Work required => Print exactly the lines that run from the line containing "Write the seaborn" to the line containing "0.215, 0.10, 0.0]", both included, and nothing else; pictures stay out.

Input records =>
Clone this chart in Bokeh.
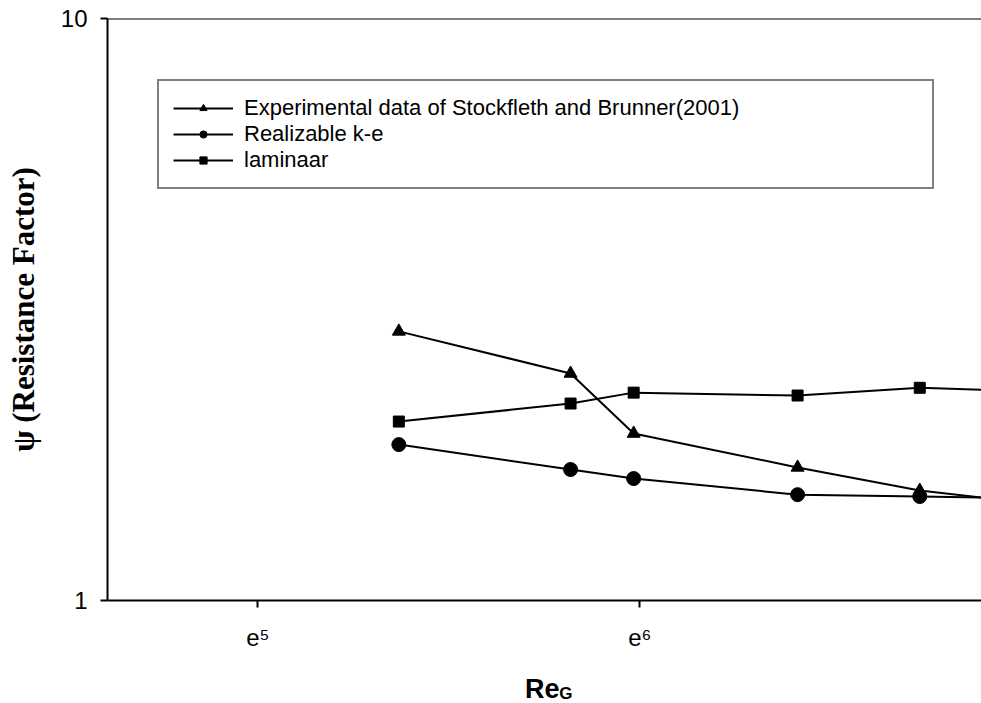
from bokeh.plotting import figure
from bokeh.models import FixedTicker, Legend, LegendItem, Span
from bokeh.layouts import column
from bokeh.core.properties import value
from bokeh.embed import file_html
from bokeh.resources import INLINE

# ---- data ----
re_g = [2.34e5, 6.59e5, 9.64e5, 2.59e6, 5.41e6, 1.0e7]
experimental = [2.90, 2.455, 1.936, 1.693, 1.545, 1.476]
realizable = [1.853, 1.679, 1.62, 1.52, 1.509, 1.50]
laminaar = [2.03, 2.18, 2.276, 2.25, 2.32, 2.29]

x_ticks = [1e5, 1e6, 1e7]
x_tick_labels = ["e\u2075", "e\u2076", "e\u2077"]
y_ticks = [1, 10]
y_tick_labels = ["1", "10"]

series_names = ["Experimental data of Stockfleth and Brunner(2001)",
                "Realizable k-e", "laminaar"]
x_title_main = ["Re"]
x_title_sub = ["G"]

FONT = "Liberation Sans"

p = figure(width=981, height=660, x_axis_type="log", y_axis_type="log",
           x_range=(4.04e4, 7.85e6), y_range=(1, 10),
           output_backend="svg", toolbar_location=None,
           min_border_left=107, min_border_right=0,
           min_border_top=18, min_border_bottom=60)
p.outline_line_color = None
p.xgrid.visible = False
p.ygrid.visible = False
p.background_fill_color = "white"
p.border_fill_color = "white"

# axes
for ax in (p.xaxis[0], p.yaxis[0]):
    ax.axis_line_width = 2
    ax.axis_line_color = "black"
    ax.major_tick_line_width = 2
    ax.major_tick_line_color = "black"
    ax.major_tick_out = 7
    ax.major_tick_in = 0
    ax.minor_tick_line_color = None
    ax.major_label_text_font = FONT
    ax.major_label_text_font_size = "24px"
    ax.major_label_text_color = "black"

p.xaxis.ticker = FixedTicker(ticks=x_ticks)
p.xaxis.major_label_overrides = {t: l for t, l in zip(x_ticks, x_tick_labels)}
p.xaxis.major_label_standoff = 16

p.yaxis.ticker = FixedTicker(ticks=y_ticks)
p.yaxis.major_label_overrides = {t: l for t, l in zip(y_ticks, y_tick_labels)}
p.yaxis.major_label_standoff = 13
p.yaxis.axis_label = "\u03c8 (Resistance Factor)"
p.yaxis.axis_label_text_font = "Liberation Serif"
p.yaxis.axis_label_text_font_style = "bold"
p.yaxis.axis_label_text_font_size = "31px"
p.yaxis.axis_label_text_color = "black"
p.yaxis.axis_label_standoff = 17

# top border line
p.add_layout(Span(location=10, dimension="width", line_color="black", line_width=2))

# series
l1 = p.line(re_g, experimental, line_color="black", line_width=2)
s1 = p.scatter(re_g, experimental, marker="triangle", size=13, fill_color="black", line_color="black")
l2 = p.line(re_g, realizable, line_color="black", line_width=2)
s2 = p.scatter(re_g, realizable, marker="circle", size=14, fill_color="black", line_color="black")
l3 = p.line(re_g, laminaar, line_color="black", line_width=2)
s3 = p.scatter(re_g, laminaar, marker="square", size=11, fill_color="black", line_color="black")

legend = Legend(items=[
    LegendItem(label=series_names[0], renderers=[l1, s1]),
    LegendItem(label=series_names[1], renderers=[l2, s2]),
    LegendItem(label=series_names[2], renderers=[l3, s3]),
], location=(50, 411))
legend.label_text_font = FONT
legend.label_text_font_size = "22px"
legend.label_text_color = "black"
legend.glyph_width = 60
legend.glyph_height = 18
legend.label_height = 18
legend.label_width = 674
legend.label_standoff = 11
legend.spacing = 0
legend.padding = 14
legend.margin = 0
legend.border_line_color = "black"
legend.border_line_width = 2
legend.background_fill_color = "white"
legend.background_fill_alpha = 1
p.add_layout(legend)

# x axis title strip (Re with subscript G)
t = figure(width=981, height=43, x_range=(0, 981), y_range=(0, 43),
           x_axis_location=None, y_axis_location=None,
           output_backend="svg", toolbar_location=None,
           min_border_left=0, min_border_right=0, min_border_top=0, min_border_bottom=0)
t.grid.visible = False
t.outline_line_color = None
t.background_fill_color = "white"
t.border_fill_color = "white"
t.text(x=[488], y=[15], text=x_title_main, text_align="center", text_baseline="middle",
       text_font=value(FONT), text_font_style="bold", text_font_size="27px", text_color="black")
t.text(x=[507], y=[10], text=x_title_sub, text_align="left", text_baseline="middle",
       text_font=value(FONT), text_font_style="bold", text_font_size="17px", text_color="black")

layout = column(p, t, spacing=0)
open("out.html", "w").write(file_html(layout, INLINE))
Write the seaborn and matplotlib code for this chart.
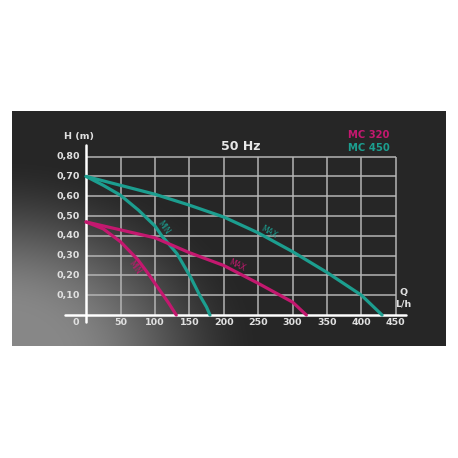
import numpy as np
import matplotlib
matplotlib.use("Agg")
import matplotlib.pyplot as plt
import seaborn as sns

# pump curves (Q in L/h, H in m)
q450_max = [0, 50, 100, 150, 200, 250, 300, 350, 400, 430]
h450_max = [0.70, 0.655, 0.61, 0.555, 0.495, 0.415, 0.32, 0.215, 0.10, 0.0]

q450_min = [0, 25, 50, 76, 100, 110, 132, 152, 165, 175, 180]
h450_min = [0.70, 0.655, 0.605, 0.53, 0.45, 0.40, 0.31, 0.19, 0.10, 0.04, 0.0]

q320_max = [0, 25, 50, 100, 150, 200, 250, 300, 320]
h320_max = [0.47, 0.45, 0.43, 0.39, 0.315, 0.25, 0.16, 0.065, 0.0]

q320_min = [0, 25, 50, 75, 90, 100, 110, 120, 131]
h320_min = [0.47, 0.435, 0.37, 0.28, 0.21, 0.16, 0.11, 0.06, 0.0]

x_ticks = [50, 100, 150, 200, 250, 300, 350, 400, 450]
y_ticks = [0.10, 0.20, 0.30, 0.40, 0.50, 0.60, 0.70, 0.80]
y_tick_labels = ["0,10", "0,20", "0,30", "0,40", "0,50", "0,60", "0,70", "0,80"]

TEAL = "#1c9e8f"
MAGENTA = "#c4186f"

sns.set_style("dark")
plt.rcParams["font.family"] = ["DejaVu Sans"]

fig = plt.figure(figsize=(4.58, 4.58), dpi=100)
fig.patch.set_facecolor("white")

# background panel with the grey glow in the lower left corner
bg = fig.add_axes([0, 0, 1, 1])
bg.set_xlim(0, 458)
bg.set_ylim(458, 0)
bg.axis("off")
xx, yy = np.meshgrid(np.linspace(12, 446, 300), np.linspace(111, 346, 200))
r = np.sqrt(((xx - 0) / 265) ** 2 + ((yy - 360) / 205) ** 2)
glow = np.clip(1.3 * (1 - r), 0, 1)
glow = glow * glow * (3 - 2 * glow)
shade = 0.15 + 0.38 * glow
img = np.dstack([shade, shade, shade])
bg.imshow(img, extent=[12, 446, 346, 111], aspect="auto", interpolation="bilinear")

# chart axes placed over the panel
ax = fig.add_axes([60 / 458, 128 / 458, 350 / 458, 190 / 458])
ax.set_xlim(-37.9, 470.6)
ax.set_ylim(-0.0758, 0.884)
ax.axis("off")
ax.patch.set_alpha(0)

ax.vlines(x_ticks, 0, 0.80, color="#b4b4b4", lw=1.1, zorder=1)
ax.hlines(y_ticks, 0, 450, color="#b4b4b4", lw=1.1, zorder=1)
ax.plot([0, 0], [-0.035, 0.86], color="white", lw=1.8, zorder=2)
ax.plot([-30, 465], [0, 0], color="white", lw=1.8, zorder=2)

for q, h, c in [(q450_max, h450_max, TEAL), (q450_min, h450_min, TEAL),
                (q320_max, h320_max, MAGENTA), (q320_min, h320_min, MAGENTA)]:
    sns.lineplot(x=q, y=h, ax=ax, color=c, lw=2.3, sort=False,
                 estimator=None, zorder=3)

lab = dict(fontsize=5.5, ha="center", va="center", zorder=4)
ax.text(112, 0.44, "MIN", color=TEAL, rotation=-55, **lab)
ax.text(265, 0.42, "MAX", color=TEAL, rotation=-30, **lab)
ax.text(220, 0.25, "MAX", color=MAGENTA, rotation=-25, **lab)
ax.text(71, 0.24, "MIN", color=MAGENTA, rotation=-55, **lab)

tick = dict(fontsize=6.8, color="#e0e0e0", fontweight="bold")
for v, t in zip(y_ticks, y_tick_labels):
    ax.text(-8.8, v, t, ha="right", va="center", **tick)
for v in x_ticks:
    ax.text(v, -0.037, str(v), ha="center", va="center", **tick)
ax.text(-14.6, -0.037, "0", ha="center", va="center", **tick)

ax.text(-11, 0.9, "H (m)", ha="center", va="center", **tick)
ax.text(461, 0.112, "Q", ha="center", va="center", **tick)
ax.text(461, 0.056, "L/h", ha="center", va="center", **tick)
ax.text(224, 0.85, "50 Hz", ha="center", va="center", fontsize=9,
        color="#e8e8e8", fontweight="bold")
ax.text(411, 0.909, "MC 320", ha="center", va="center", fontsize=7.2,
        color=MAGENTA, fontweight="bold")
ax.text(411, 0.843, "MC 450", ha="center", va="center", fontsize=7.2,
        color=TEAL, fontweight="bold")

fig.savefig("out.png", dpi=100)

Solution =>
Write the seaborn and matplotlib code for this chart.
import numpy as np
import matplotlib
matplotlib.use("Agg")
import matplotlib.pyplot as plt
import seaborn as sns

# pump curves (Q in L/h, H in m)
q450_max = [0, 50, 100, 150, 200, 250, 300, 350, 400, 430]
h450_max = [0.70, 0.655, 0.61, 0.555, 0.495, 0.415, 0.32, 0.215, 0.10, 0.0]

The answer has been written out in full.